Since I started school again, I've had a renewed interest in audiobooks. When I ride my bike to school and back at least once a week, I like to have something to listen to (it's a long ride). I tried music, and it was kind of boring after a while. There's too much room for your mind to wander, which is not really what I need right now. Audiobooks, on the other hand, keep you completely engrossed, but just alert enough to be aware of the cars passing you as you ride down Silver Springs Boulevard. I got a bunch of cds from the library: short stories by Agatha Christie, some works of Sir Arthur Conan Doyle about Sherlock Holmes, and a Jane Austen classic, Persuasion.

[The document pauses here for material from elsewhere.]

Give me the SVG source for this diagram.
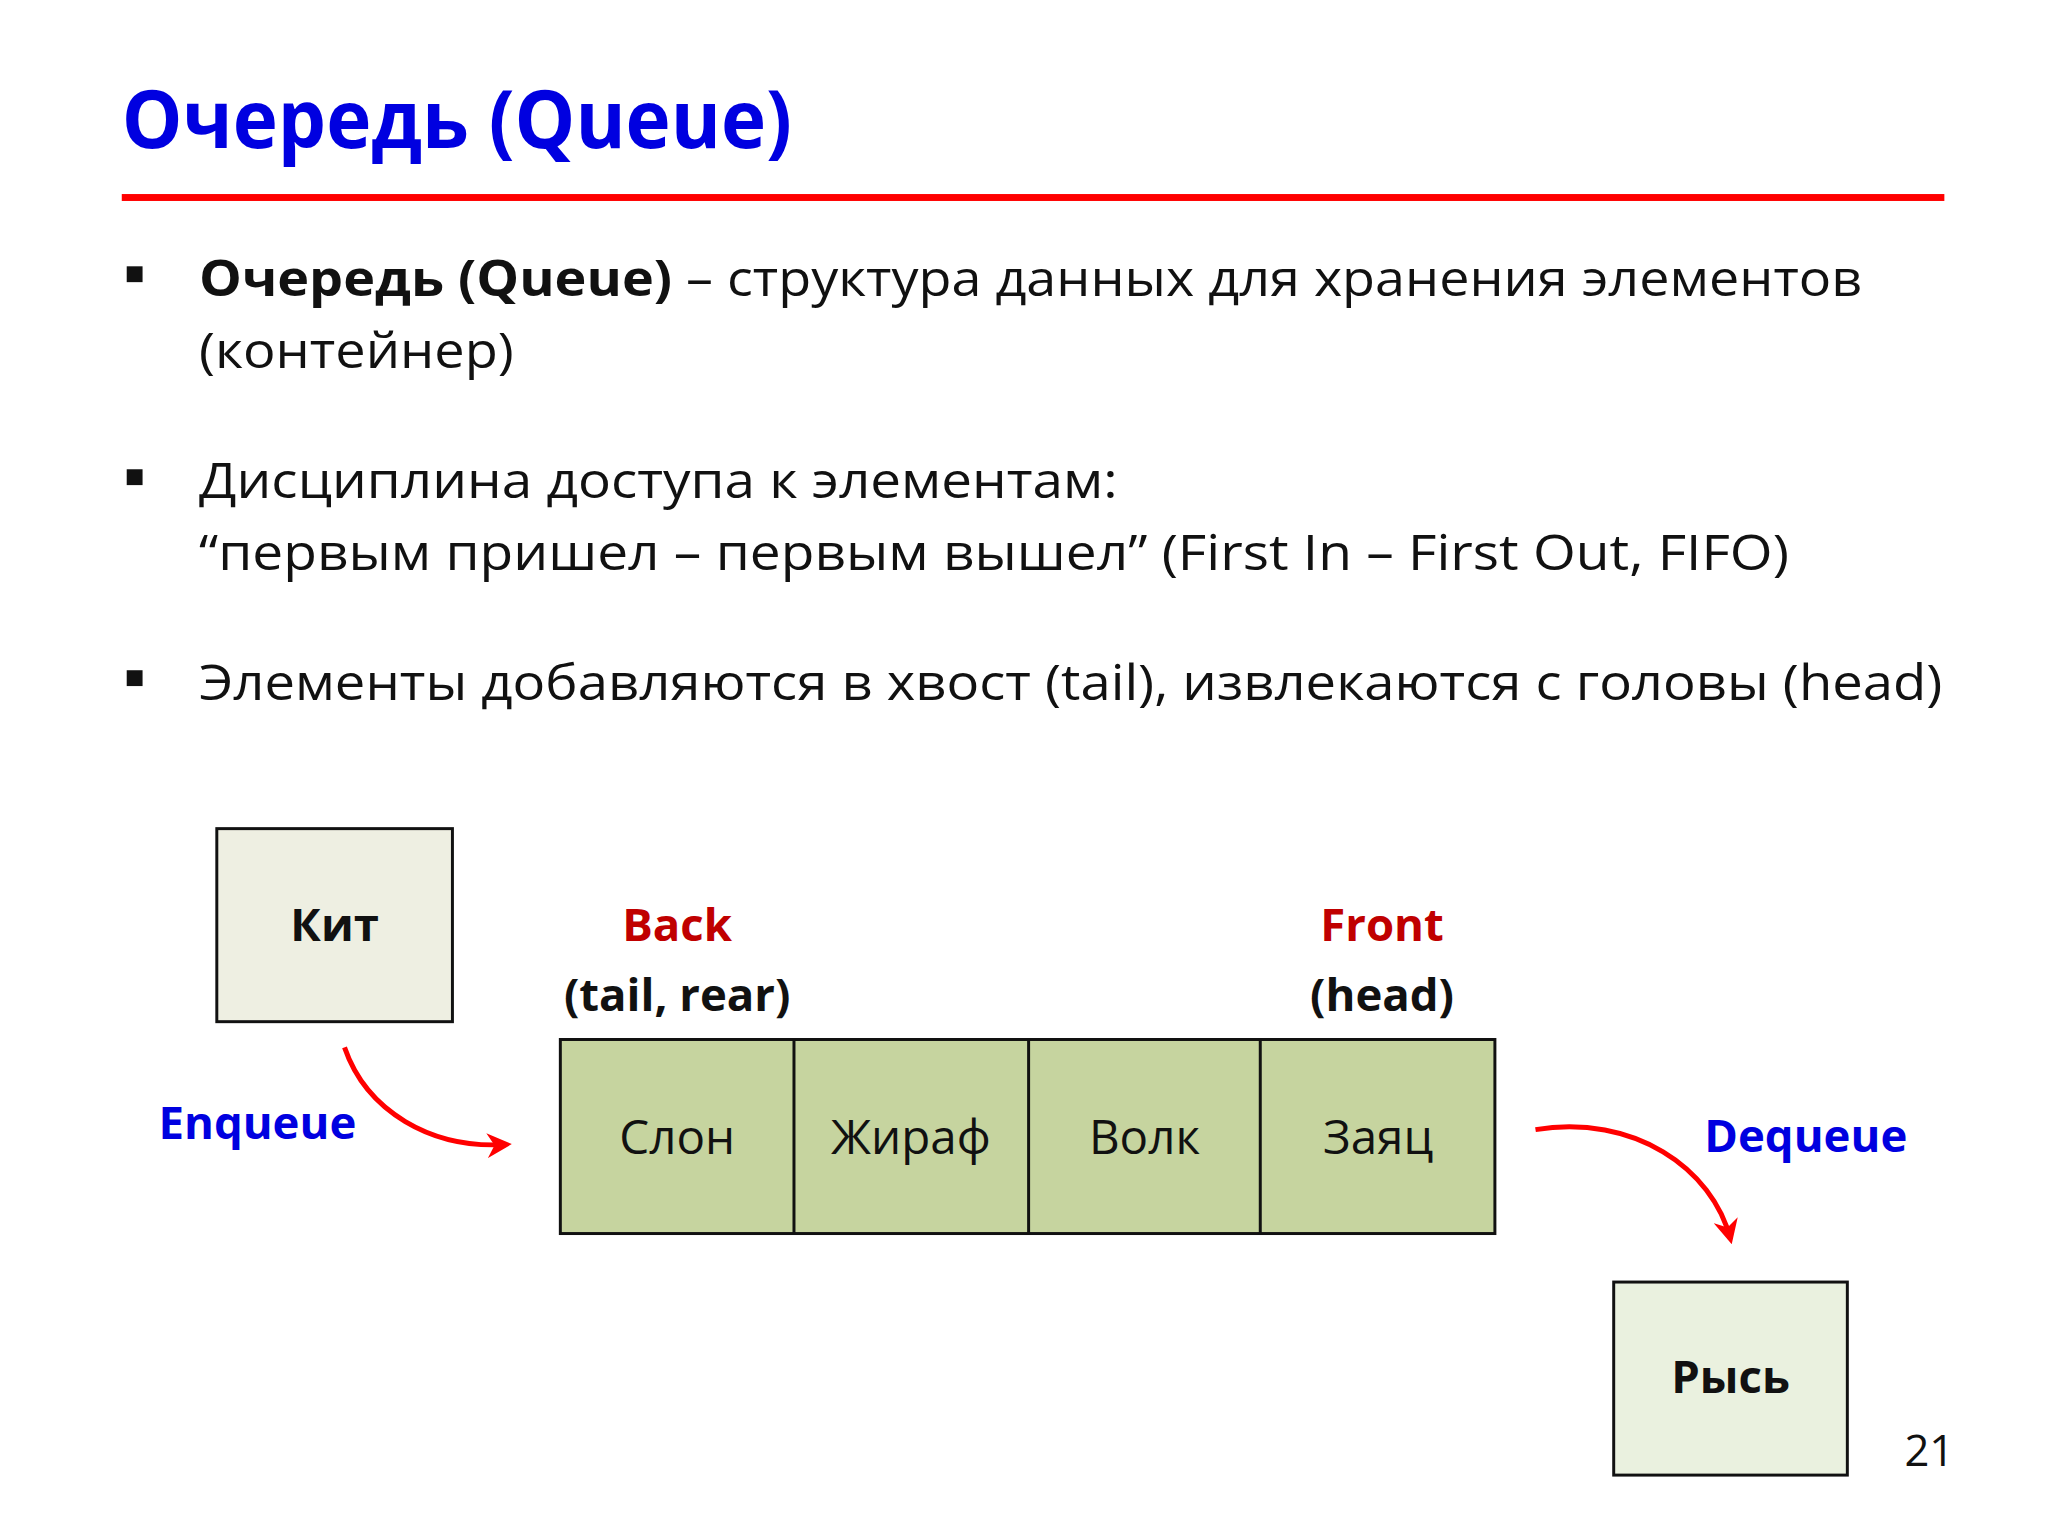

Now, I had always known that this story was my favourite Jane Austen novel- we own two movie versions, I've read it, and I love it more every time. But I didn't know that Anne Elliot was my favourite 18th century novel heroine. Well, she is. As I've listened to the audiobook on my bicycle this week, I've fallen in love with her- the real character, not the modernized girl-power one they show in the most recent movie. The book is kind of tragic at the beginning, everything is hopeless, Anne is twenty-seven and quite sure of her remaining single for the rest of her life. We follow her through a story of doing everything that He's Just Not That Into You warns us against: reading something into every single little action of Captain Wentworth and throwing over Mister Elliot (who is really into her) because of the tiny hope that the Captain might one day change his mind (but it's okay, Mr. Elliot turns out to be a jerk anyways).
But in doing all this, Anne finds that like Gigi in the movie version of He's Just Not That Into You, she too is the exception to the rule. Love can find you after an eight-year hiatus, men can forgive you for breaking their hearts, and they'll even sometimes prefer a twenty-seven year-old with good sense and a kind heart to an eighteen year-old with spunk and good looks.

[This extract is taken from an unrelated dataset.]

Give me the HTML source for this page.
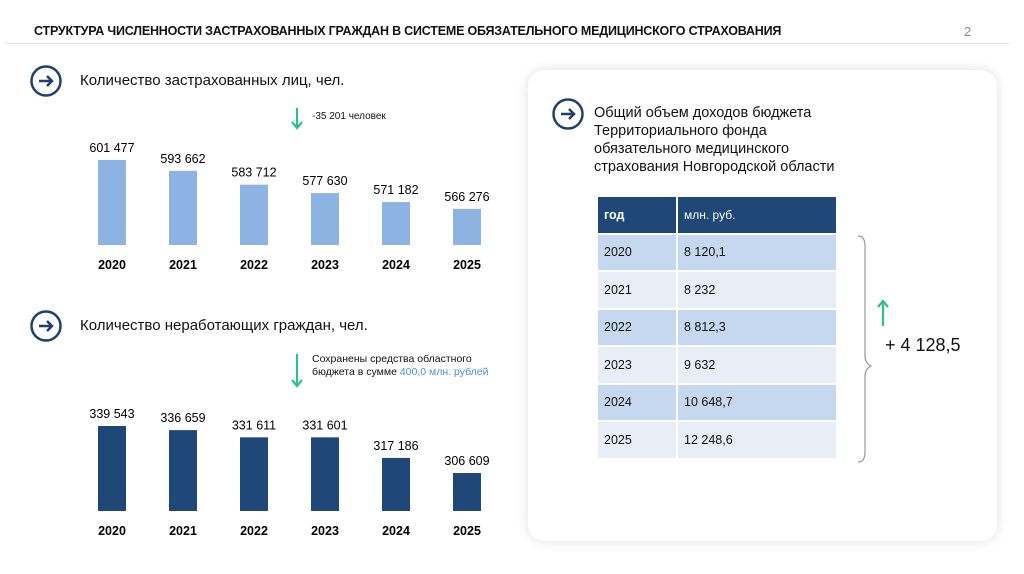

Anne Elliot is an inspiration to us all.
3 comments:
I don't want to be pedantic, but.. ok, yes I do: technically Jane Austin never wrote any novels in the 18th century, unless you're counting her earlier works, such as Lady Susan (not a novel in the current sense, but more of a series of documents). Since the 18th century ended in 1800, She's pretty firmly a 19th century novelist, as are (I'm assuming) everyone else on your sisters list.
That's probably what she meant. And what I meant. Sometimes it gets so confusing to have the 1800s be the 19th century...
Forget which century she fall under, who care? In the end, Anne Elliott is a wonderful heroine who gets her dream after she has lived for years thinking that she's lost it forever. Would that we all shared her fortune.